--- Data segment ---
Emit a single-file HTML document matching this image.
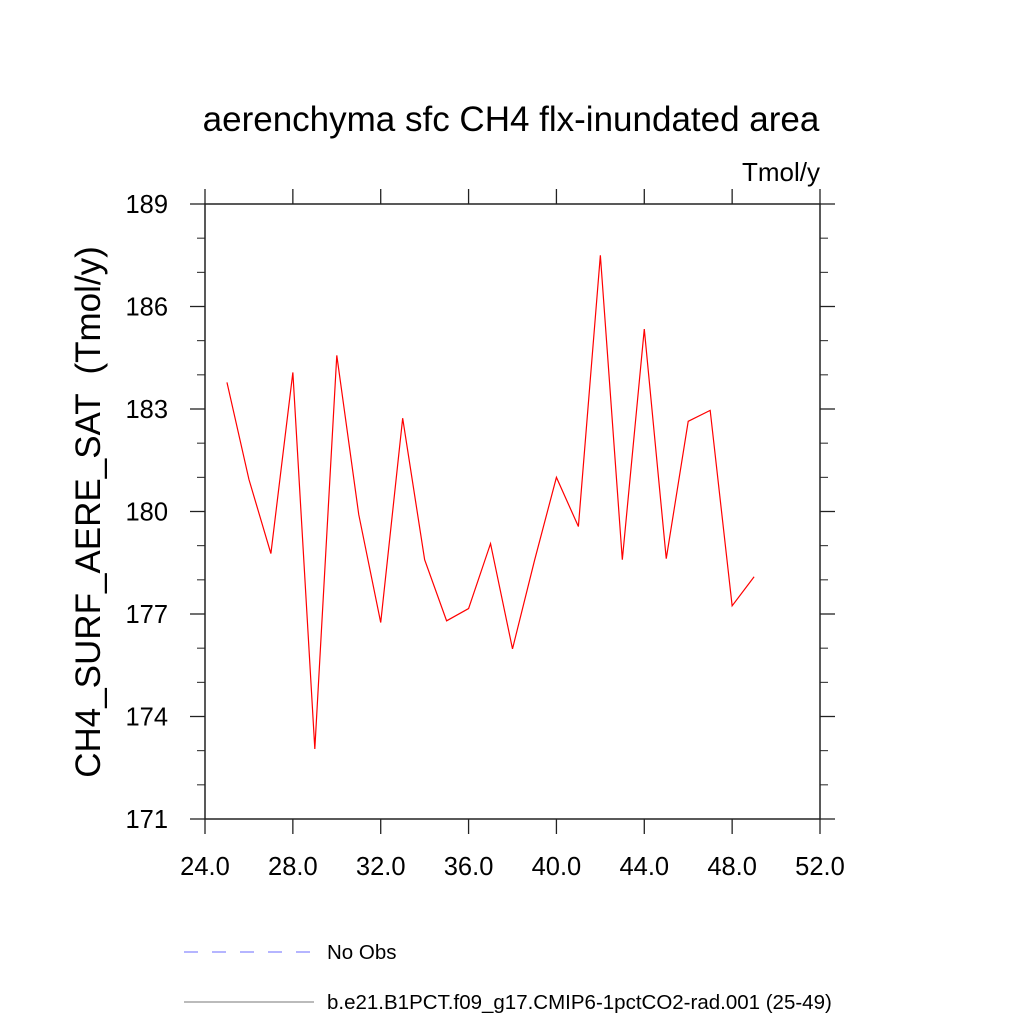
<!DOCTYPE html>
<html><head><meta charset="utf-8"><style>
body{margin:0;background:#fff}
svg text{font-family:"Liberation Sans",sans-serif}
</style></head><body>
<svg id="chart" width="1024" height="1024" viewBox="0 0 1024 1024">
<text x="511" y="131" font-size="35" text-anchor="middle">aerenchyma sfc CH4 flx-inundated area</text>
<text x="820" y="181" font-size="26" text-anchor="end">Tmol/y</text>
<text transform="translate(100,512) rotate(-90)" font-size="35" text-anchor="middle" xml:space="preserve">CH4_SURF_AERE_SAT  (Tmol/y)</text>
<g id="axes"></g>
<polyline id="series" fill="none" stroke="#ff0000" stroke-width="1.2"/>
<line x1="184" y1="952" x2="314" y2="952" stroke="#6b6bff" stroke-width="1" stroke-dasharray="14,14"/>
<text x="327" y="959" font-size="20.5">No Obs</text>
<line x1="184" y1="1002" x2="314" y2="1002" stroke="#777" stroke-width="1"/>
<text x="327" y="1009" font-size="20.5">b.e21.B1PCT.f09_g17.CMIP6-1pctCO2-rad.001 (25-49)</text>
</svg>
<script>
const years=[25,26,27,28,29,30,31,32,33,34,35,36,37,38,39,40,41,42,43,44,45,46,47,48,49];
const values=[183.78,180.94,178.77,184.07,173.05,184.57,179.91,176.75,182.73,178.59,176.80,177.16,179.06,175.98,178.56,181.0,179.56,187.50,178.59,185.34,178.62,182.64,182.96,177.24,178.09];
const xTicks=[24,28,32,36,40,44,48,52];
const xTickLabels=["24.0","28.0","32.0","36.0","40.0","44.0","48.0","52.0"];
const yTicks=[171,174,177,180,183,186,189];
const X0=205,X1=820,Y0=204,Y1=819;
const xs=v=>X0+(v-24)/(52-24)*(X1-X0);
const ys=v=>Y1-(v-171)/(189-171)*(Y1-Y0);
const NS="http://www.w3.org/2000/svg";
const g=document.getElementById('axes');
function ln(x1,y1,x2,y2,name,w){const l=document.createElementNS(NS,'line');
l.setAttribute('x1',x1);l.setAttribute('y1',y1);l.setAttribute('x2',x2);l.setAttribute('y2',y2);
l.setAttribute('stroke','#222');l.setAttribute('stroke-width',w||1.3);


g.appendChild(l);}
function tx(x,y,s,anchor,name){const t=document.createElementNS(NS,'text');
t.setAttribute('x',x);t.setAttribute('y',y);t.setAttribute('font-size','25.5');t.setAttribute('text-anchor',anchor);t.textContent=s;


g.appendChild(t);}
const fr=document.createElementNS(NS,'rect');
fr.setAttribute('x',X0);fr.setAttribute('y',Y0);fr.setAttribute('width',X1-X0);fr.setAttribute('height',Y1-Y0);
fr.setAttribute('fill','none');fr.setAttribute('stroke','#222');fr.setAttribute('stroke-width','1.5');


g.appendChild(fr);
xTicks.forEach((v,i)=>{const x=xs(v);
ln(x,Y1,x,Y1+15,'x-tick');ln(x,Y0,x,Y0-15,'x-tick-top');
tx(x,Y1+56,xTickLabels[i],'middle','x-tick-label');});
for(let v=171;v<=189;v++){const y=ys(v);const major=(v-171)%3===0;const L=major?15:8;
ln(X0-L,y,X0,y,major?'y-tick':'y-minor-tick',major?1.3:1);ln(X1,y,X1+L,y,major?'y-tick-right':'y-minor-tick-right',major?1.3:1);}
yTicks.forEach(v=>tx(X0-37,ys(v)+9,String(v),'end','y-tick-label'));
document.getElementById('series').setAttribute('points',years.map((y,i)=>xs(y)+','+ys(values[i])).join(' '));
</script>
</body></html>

--- Goal ---
Every line should be retyped exactly, with the pictures omitted.

--- Result of this exercise ---
Emit a single-file HTML document matching this image.
<!DOCTYPE html>
<html><head><meta charset="utf-8"><style>
body{margin:0;background:#fff}
svg text{font-family:"Liberation Sans",sans-serif}
</style></head><body>
<svg id="chart" width="1024" height="1024" viewBox="0 0 1024 1024">
<text x="511" y="131" font-size="35" text-anchor="middle">aerenchyma sfc CH4 flx-inundated area</text>
<text x="820" y="181" font-size="26" text-anchor="end">Tmol/y</text>
<text transform="translate(100,512) rotate(-90)" font-size="35" text-anchor="middle" xml:space="preserve">CH4_SURF_AERE_SAT  (Tmol/y)</text>
<g id="axes"></g>
<polyline id="series" fill="none" stroke="#ff0000" stroke-width="1.2"/>
<line x1="184" y1="952" x2="314" y2="952" stroke="#6b6bff" stroke-width="1" stroke-dasharray="14,14"/>
<text x="327" y="959" font-size="20.5">No Obs</text>
<line x1="184" y1="1002" x2="314" y2="1002" stroke="#777" stroke-width="1"/>
<text x="327" y="1009" font-size="20.5">b.e21.B1PCT.f09_g17.CMIP6-1pctCO2-rad.001 (25-49)</text>
</svg>
<script>
const years=[25,26,27,28,29,30,31,32,33,34,35,36,37,38,39,40,41,42,43,44,45,46,47,48,49];
const values=[183.78,180.94,178.77,184.07,173.05,184.57,179.91,176.75,182.73,178.59,176.80,177.16,179.06,175.98,178.56,181.0,179.56,187.50,178.59,185.34,178.62,182.64,182.96,177.24,178.09];
const xTicks=[24,28,32,36,40,44,48,52];
const xTickLabels=["24.0","28.0","32.0","36.0","40.0","44.0","48.0","52.0"];
const yTicks=[171,174,177,180,183,186,189];
const X0=205,X1=820,Y0=204,Y1=819;
const xs=v=>X0+(v-24)/(52-24)*(X1-X0);
const ys=v=>Y1-(v-171)/(189-171)*(Y1-Y0);
const NS="http://www.w3.org/2000/svg";
const g=document.getElementById('axes');
function ln(x1,y1,x2,y2,name,w){const l=document.createElementNS(NS,'line');
l.setAttribute('x1',x1);l.setAttribute('y1',y1);l.setAttribute('x2',x2);l.setAttribute('y2',y2);
l.setAttribute('stroke','#222');l.setAttribute('stroke-width',w||1.3);


g.appendChild(l);}
function tx(x,y,s,anchor,name){const t=document.createElementNS(NS,'text');
t.setAttribute('x',x);t.setAttribute('y',y);t.setAttribute('font-size','25.5');t.setAttribute('text-anchor',anchor);t.textContent=s;


g.appendChild(t);}
const fr=document.createElementNS(NS,'rect');
fr.setAttribute('x',X0);fr.setAttribute('y',Y0);fr.setAttribute('width',X1-X0);fr.setAttribute('height',Y1-Y0);
fr.setAttribute('fill','none');fr.setAttribute('stroke','#222');fr.setAttribute('stroke-width','1.5');


g.appendChild(fr);
xTicks.forEach((v,i)=>{const x=xs(v);
ln(x,Y1,x,Y1+15,'x-tick');ln(x,Y0,x,Y0-15,'x-tick-top');
tx(x,Y1+56,xTickLabels[i],'middle','x-tick-label');});
for(let v=171;v<=189;v++){const y=ys(v);const major=(v-171)%3===0;const L=major?15:8;
ln(X0-L,y,X0,y,major?'y-tick':'y-minor-tick',major?1.3:1);ln(X1,y,X1+L,y,major?'y-tick-right':'y-minor-tick-right',major?1.3:1);}
yTicks.forEach(v=>tx(X0-37,ys(v)+9,String(v),'end','y-tick-label'));
document.getElementById('series').setAttribute('points',years.map((y,i)=>xs(y)+','+ys(values[i])).join(' '));
</script>
</body></html>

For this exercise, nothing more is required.